EXERCISE BRIEF: Reproduce the listing below exactly, beginning with its first line and ending with the line that holds "measurements = np.arange(0, 95000, 1000)"; pictures are not part of the copy.
————
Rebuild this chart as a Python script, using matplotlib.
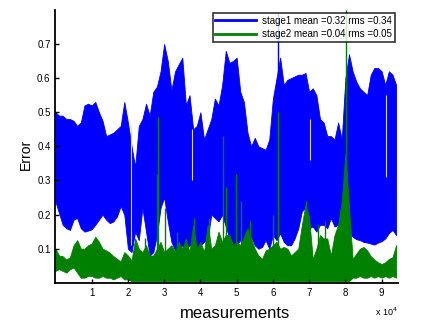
import numpy as np
import matplotlib
matplotlib.use("Agg")
import matplotlib.pyplot as plt
from matplotlib.lines import Line2D
from matplotlib.ticker import FuncFormatter

plt.rcParams['font.family'] = ['Liberation Sans', 'DejaVu Sans']

# sample positions (measurements), every 1000
measurements = np.arange(0, 95000, 1000)

stage1_upper = [0.50, 0.49, 0.49, 0.48, 0.48, 0.475, 0.46, 0.47, 0.52, 0.525,
                0.52, 0.53, 0.50, 0.475, 0.43, 0.435, 0.44, 0.45, 0.46, 0.53,
                0.47, 0.40, 0.34, 0.46, 0.48, 0.525, 0.49, 0.56, 0.575, 0.62,
                0.70, 0.65, 0.565, 0.62, 0.64, 0.66, 0.52, 0.55, 0.45, 0.46,
                0.50, 0.42, 0.45, 0.48, 0.54, 0.52, 0.58, 0.68, 0.645, 0.65,
                0.66, 0.56, 0.53, 0.44, 0.40, 0.425, 0.40, 0.395, 0.39, 0.42,
                0.54, 0.60, 0.66, 0.58, 0.595, 0.60, 0.605, 0.61, 0.61, 0.615,
                0.56, 0.57, 0.55, 0.48, 0.47, 0.43, 0.43, 0.42, 0.47, 0.42,
                0.60, 0.67, 0.62, 0.59, 0.57, 0.56, 0.55, 0.61, 0.63, 0.63,
                0.62, 0.58, 0.62, 0.61, 0.58]
stage1_lower = [0.238, 0.204, 0.17, 0.16, 0.155, 0.185, 0.19, 0.16, 0.15, 0.153,
                0.157, 0.17, 0.185, 0.20, 0.185, 0.175, 0.18, 0.195, 0.225, 0.20,
                0.10, 0.09, 0.15, 0.125, 0.22, 0.15, 0.08, 0.09, 0.14, 0.22,
                0.25, 0.18, 0.12, 0.095, 0.09, 0.11, 0.10, 0.11, 0.11, 0.10,
                0.11, 0.12, 0.13, 0.20, 0.19, 0.18, 0.20, 0.165, 0.13, 0.10,
                0.11, 0.125, 0.12, 0.12, 0.135, 0.11, 0.10, 0.105, 0.125, 0.10,
                0.14, 0.125, 0.145, 0.12, 0.11, 0.11, 0.13, 0.16, 0.21, 0.22,
                0.16, 0.165, 0.15, 0.17, 0.17, 0.16, 0.19, 0.165, 0.17, 0.19,
                0.17, 0.15, 0.135, 0.128, 0.125, 0.12, 0.118, 0.115, 0.112, 0.118,
                0.122, 0.13, 0.146, 0.155, 0.14]
stage2_upper = [0.10, 0.08, 0.078, 0.068, 0.075, 0.11, 0.125, 0.10, 0.10, 0.11,
                0.115, 0.135, 0.12, 0.10, 0.095, 0.088, 0.078, 0.07, 0.063, 0.09,
                0.08, 0.065, 0.13, 0.10, 0.09, 0.11, 0.08, 0.08, 0.10, 0.12,
                0.09, 0.10, 0.11, 0.09, 0.12, 0.10, 0.13, 0.09, 0.17, 0.10,
                0.12, 0.09, 0.17, 0.10, 0.11, 0.15, 0.12, 0.14, 0.14, 0.11,
                0.12, 0.11, 0.135, 0.16, 0.13, 0.10, 0.08, 0.07, 0.095, 0.10,
                0.11, 0.12, 0.10, 0.105, 0.10, 0.08, 0.09, 0.10, 0.17, 0.23,
                0.19, 0.07, 0.10, 0.14, 0.13, 0.13, 0.08, 0.14, 0.17, 0.24,
                0.38, 0.22, 0.07, 0.085, 0.10, 0.105, 0.095, 0.078, 0.068, 0.06,
                0.055, 0.06, 0.07, 0.075, 0.11]
stage2_lower = [0.035, 0.04, 0.035, 0.03, 0.04, 0.045, 0.03, 0.015, 0.015, 0.02,
                0.02, 0.015, 0.015, 0.02, 0.015, 0.015, 0.01, 0.015, 0.02, 0.01,
                0.01, 0.005, 0.005, 0.005, 0.005, 0.005, 0.005, 0.005, 0.005, 0.005,
                0.005, 0.005, 0.005, 0.005, 0.005, 0.005, 0.005, 0.005, 0.005, 0.005,
                0.005, 0.005, 0.005, 0.005, 0.005, 0.005, 0.005, 0.005, 0.005, 0.005,
                0.005, 0.005, 0.005, 0.005, 0.005, 0.005, 0.005, 0.005, 0.005, 0.005,
                0.005, 0.005, 0.005, 0.005, 0.005, 0.005, 0.005, 0.005, 0.005, 0.005,
                0.005, 0.005, 0.005, 0.005, 0.005, 0.005, 0.005, 0.005, 0.005, 0.005,
                0.005, 0.005, 0.015, 0.015, 0.02, 0.015, 0.015, 0.02, 0.015, 0.02,
                0.015, 0.02, 0.015, 0.02, 0.015]

# narrow spikes of stage1 (upward) and stage2
stage1_spike_x = [61500]
stage1_spike_y = [0.79]
stage2_spike_x = [24800, 27900, 28400, 30200, 33500, 38100, 42500, 46300, 47100,
                  49800, 51200, 53700, 59900, 61500, 69000, 72500, 74500, 80200]
stage2_spike_y = [0.13, 0.32, 0.485, 0.22, 0.15, 0.19, 0.19, 0.43, 0.28,
                  0.32, 0.24, 0.18, 0.20, 0.50, 0.24, 0.17, 0.18, 0.80]
# narrow gaps inside the stage1 band
gap_x = [20900, 37800, 70200, 91300]
gap_lo = [0.11, 0.30, 0.36, 0.31]
gap_hi = [0.46, 0.45, 0.48, 0.55]

legend_labels = ["stage1 mean =0.32 rms =0.34", "stage2 mean =0.04 rms =0.05"]
xticks = [10000, 20000, 30000, 40000, 50000, 60000, 70000, 80000, 90000]
yticks = [0.1, 0.2, 0.3, 0.4, 0.5, 0.6, 0.7]

BLUE = '#0000ff'
GREEN = '#008000'

fig = plt.figure(figsize=(4.33, 3.30), dpi=100)
ax = fig.add_axes([0.128, 0.143, 0.791, 0.827])

ax.fill_between(measurements, stage1_lower, stage1_upper, color=BLUE, lw=0.6, edgecolor=BLUE)
ax.vlines(stage1_spike_x, 0.5, stage1_spike_y, color=BLUE, lw=1.0)
ax.vlines(gap_x, gap_lo, gap_hi, color='#d8d8ff', lw=0.8)
ax.fill_between(measurements, stage2_lower, stage2_upper, color=GREEN, lw=0.6, edgecolor=GREEN)
ax.vlines(stage2_spike_x, 0.05, stage2_spike_y, color=GREEN, lw=1.0)

ax.set_xlim(0, 94500)
ax.set_ylim(0, 0.8)
ax.set_xticks(xticks)
ax.xaxis.set_major_formatter(FuncFormatter(lambda v, p: f"{v/1e4:g}"))
ax.set_yticks(yticks)
ax.tick_params(direction='in', length=3, width=1, labelsize=7, colors='black',
               top=False, right=False, left=True, bottom=True)
ax.tick_params(axis='x', pad=4)
for s in ['top', 'right']:
    ax.spines[s].set_visible(False)
for s in ['left', 'bottom']:
    ax.spines[s].set_linewidth(1.3)
ax.set_axisbelow(False)

ax.set_xlabel("measurements", fontsize=12)
ax.xaxis.set_label_coords(0.525, -0.085)
ax.set_ylabel("Error", fontsize=10)
ax.yaxis.set_label_coords(-0.066, 0.47)
fig.text(0.866, 0.035, "x 10$^4$", fontsize=6.5, ha='left', va='bottom')

handles = [Line2D([0], [0], color=BLUE, lw=2), Line2D([0], [0], color=GREEN, lw=2)]
leg = ax.legend(handles, legend_labels, loc='upper right',
                bbox_to_anchor=(0.912, 0.961), bbox_transform=fig.transFigure,
                borderaxespad=0, fontsize=7, frameon=True, fancybox=False,
                handlelength=4.2, handletextpad=0.6, borderpad=0.3, labelspacing=0.35)
leg.get_frame().set_edgecolor('black')
leg.get_frame().set_linewidth(1.2)

fig.savefig("out.png", dpi=100)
————
TASK RESPONSE:
Rebuild this chart as a Python script, using matplotlib.
import numpy as np
import matplotlib
matplotlib.use("Agg")
import matplotlib.pyplot as plt
from matplotlib.lines import Line2D
from matplotlib.ticker import FuncFormatter

plt.rcParams['font.family'] = ['Liberation Sans', 'DejaVu Sans']

# sample positions (measurements), every 1000
measurements = np.arange(0, 95000, 1000)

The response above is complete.